## BEGIN
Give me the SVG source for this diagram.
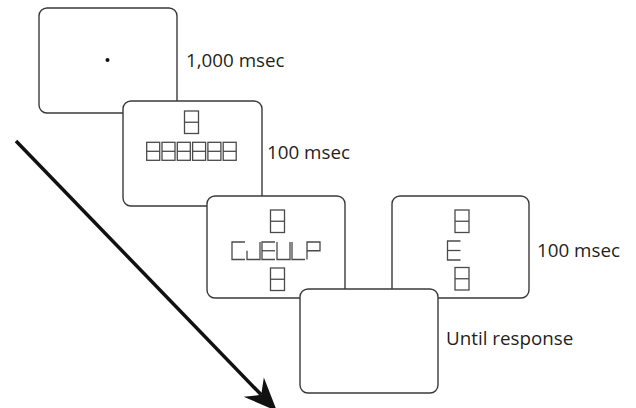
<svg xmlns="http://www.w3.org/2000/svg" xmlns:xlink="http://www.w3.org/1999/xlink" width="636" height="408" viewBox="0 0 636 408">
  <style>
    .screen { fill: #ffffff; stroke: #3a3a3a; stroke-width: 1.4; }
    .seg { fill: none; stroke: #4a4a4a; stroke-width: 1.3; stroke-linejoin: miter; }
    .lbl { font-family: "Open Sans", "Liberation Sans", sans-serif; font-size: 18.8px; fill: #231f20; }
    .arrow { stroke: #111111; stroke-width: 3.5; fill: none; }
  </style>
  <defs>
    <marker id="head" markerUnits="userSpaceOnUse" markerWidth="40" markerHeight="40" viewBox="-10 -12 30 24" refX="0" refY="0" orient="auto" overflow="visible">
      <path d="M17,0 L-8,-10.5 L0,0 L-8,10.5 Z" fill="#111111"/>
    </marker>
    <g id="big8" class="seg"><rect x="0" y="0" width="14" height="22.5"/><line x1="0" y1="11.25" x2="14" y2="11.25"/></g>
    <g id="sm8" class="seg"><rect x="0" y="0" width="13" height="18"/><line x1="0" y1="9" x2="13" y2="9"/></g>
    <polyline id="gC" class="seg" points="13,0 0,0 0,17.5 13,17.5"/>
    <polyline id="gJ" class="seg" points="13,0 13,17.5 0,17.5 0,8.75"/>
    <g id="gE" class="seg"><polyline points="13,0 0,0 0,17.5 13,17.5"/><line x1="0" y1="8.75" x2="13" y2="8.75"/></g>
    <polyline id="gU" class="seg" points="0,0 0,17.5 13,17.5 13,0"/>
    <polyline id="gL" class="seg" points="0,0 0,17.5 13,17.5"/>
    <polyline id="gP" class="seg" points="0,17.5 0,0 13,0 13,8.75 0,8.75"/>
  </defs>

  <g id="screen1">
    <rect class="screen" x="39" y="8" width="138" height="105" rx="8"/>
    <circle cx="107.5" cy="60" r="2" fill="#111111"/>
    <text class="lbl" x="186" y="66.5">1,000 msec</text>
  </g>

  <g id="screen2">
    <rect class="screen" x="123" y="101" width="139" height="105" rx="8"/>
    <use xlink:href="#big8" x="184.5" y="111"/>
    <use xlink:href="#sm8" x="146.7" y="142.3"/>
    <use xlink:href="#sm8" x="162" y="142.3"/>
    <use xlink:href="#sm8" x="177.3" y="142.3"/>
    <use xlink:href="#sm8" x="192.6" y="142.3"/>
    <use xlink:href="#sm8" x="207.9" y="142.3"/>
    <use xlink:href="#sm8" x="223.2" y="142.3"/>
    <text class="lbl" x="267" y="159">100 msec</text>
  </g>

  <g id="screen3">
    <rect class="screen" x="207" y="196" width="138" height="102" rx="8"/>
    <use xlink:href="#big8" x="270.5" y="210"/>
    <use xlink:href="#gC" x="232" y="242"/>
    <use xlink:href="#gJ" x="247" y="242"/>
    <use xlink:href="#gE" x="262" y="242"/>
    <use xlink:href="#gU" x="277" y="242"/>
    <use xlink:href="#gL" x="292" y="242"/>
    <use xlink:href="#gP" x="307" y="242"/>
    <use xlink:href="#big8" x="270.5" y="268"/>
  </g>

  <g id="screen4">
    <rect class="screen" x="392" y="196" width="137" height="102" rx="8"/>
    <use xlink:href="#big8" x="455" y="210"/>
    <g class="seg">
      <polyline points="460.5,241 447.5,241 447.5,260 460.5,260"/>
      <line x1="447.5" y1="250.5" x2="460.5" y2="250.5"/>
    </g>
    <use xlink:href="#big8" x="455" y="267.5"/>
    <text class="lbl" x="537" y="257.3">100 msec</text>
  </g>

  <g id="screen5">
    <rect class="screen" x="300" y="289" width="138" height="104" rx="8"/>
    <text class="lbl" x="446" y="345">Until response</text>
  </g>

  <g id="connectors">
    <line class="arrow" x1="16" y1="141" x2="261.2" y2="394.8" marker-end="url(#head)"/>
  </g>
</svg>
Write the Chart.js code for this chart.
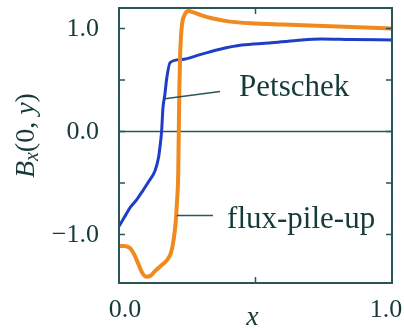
## END
● SET PROBLEM: Filter the entries down to the lines with the word "this" in them.

● RESPONSE BELOW:
Give me the SVG source for this diagram.
Write the Chart.js code for this chart.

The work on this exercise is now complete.